The Duncan Banner

July 26, 2013

Day-to-day business at dealerships OK amid legal feud

Mike Smith
The Duncan Banner

DUNCAN — The two Mike Terry auto dealerships in Duncan are selling and servicing vehicles as usual despite a largely behind-the-scenes fight over control of the business.

“It really hasn’t interrupted operations and it doesn’t have anything to do with day-to-day operations of the stores, it’s more the big business side,” said Mike Terry, who is among a group of investors from Edmond who bought the dealerships last December.

“From our standpoint we want to take care of the customers,” Terry said Thursday. “Everyone knows how important every customer is.
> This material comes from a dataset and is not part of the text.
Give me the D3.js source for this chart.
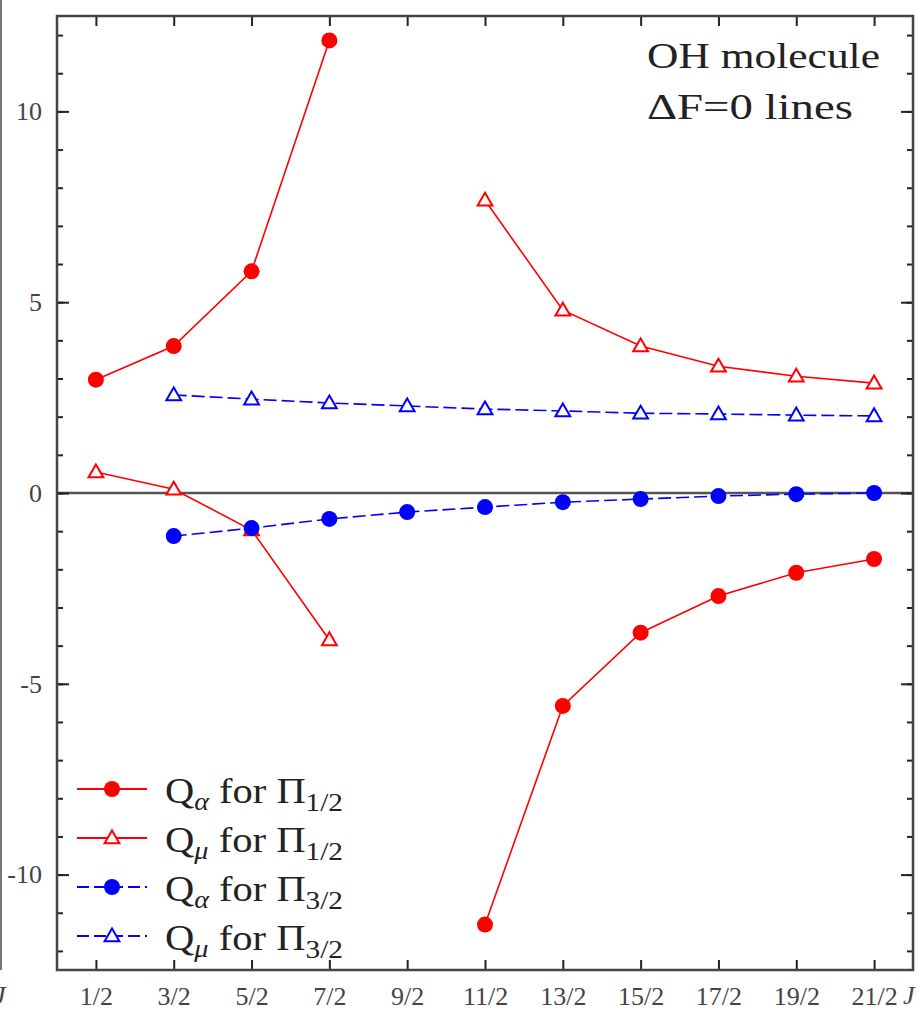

We want to make sure we do everything we can for the customer.”

The dispute landed in court last week after a group of five partners tried to oust Terry as dealer principal of Chisholm Trail Auto Group, which operates Mike Terry Chevrolet-Buick-GMC on U.S. Highway 81, and Chisholm Trail Auto Group II, which runs Mike Terry Chrysler-Dodge-Jeep-Ram at the Duncan/Lawton Y.

In court documents, the five claim Terry made misrepresentations in financial statements and other matters and has treated the dealerships as if they belong solely to him when he is just a minority owner.

The five partners say they make up a “super majority” on a board of managers for the dealerships and had authority to fire Terry and name partner Roger Ely as the new dealer principal.

The others seeking to oust Terry are Vahid Salalati, Greg Luster, Ty Hartwig and Richard Horton.

Terry claims the group does not have authority to remove and fire him because he owns a majority of stock in an entity called Four Horsemen Auto Group, which he says has controlling membership in the dealerships.

Repeated efforts by The Banner to contact attorneys for the group of other partners were unsuccessful Thursday.

Terry claims that on July 15, when he was in Oklahoma City, some of the partners came to the dealerships in Duncan and told some department heads and anyone who asked for court documents about the matter they were fired.

Terry quickly sought and received a temporary restraining order, issued by Stephens County District Court Judge Joe Enos on July 16, that essentially bars him from being fired and maintains the status-quo for now.

Terry said Thursday that everyone purportedly fired came back the next day and resumed working, and for customers, it has been business as usual.

He said the other partners are upset over disbursements of dividend payments and acted hastily and illegally.

A court hearing on the matter had been set for last Tuesday, July 23, but that has been continued until Aug. 12.

Attorneys for both sides have been talking with each other and it is possible they could settle the dispute without further, in-depth legal proceedings.

 But the other five partners have asked that the restraining order be dissolved or, in the alternative, have the court appoint an independent receiver to take control of the dealerships.

They claim in court documents the dealerships “cannot effectively operate in the current state of affairs due to Terry’s mismanagement and misconduct and the dissention among Terry and others.”

Terry said the move to oust him was a breach of franchise agreements with General Motors and Chrysler and will damage his good standing with the auto makers.

He said the others acted illegally in going to the dealerships and trying to fire people. He also claims they started rumors “that hurt the dealerships and our place in the community.”

“The environment was shaky for 24 hours but it (the time period) gave everyone (employees) a renewed interest in making sure that every customer is absolutely taken care of,” he said.

The dealerships were owned and operated for years by Larry Battison and the Battison Auto Group, which sold them last December to the group of investors from Edmond that includes Terry.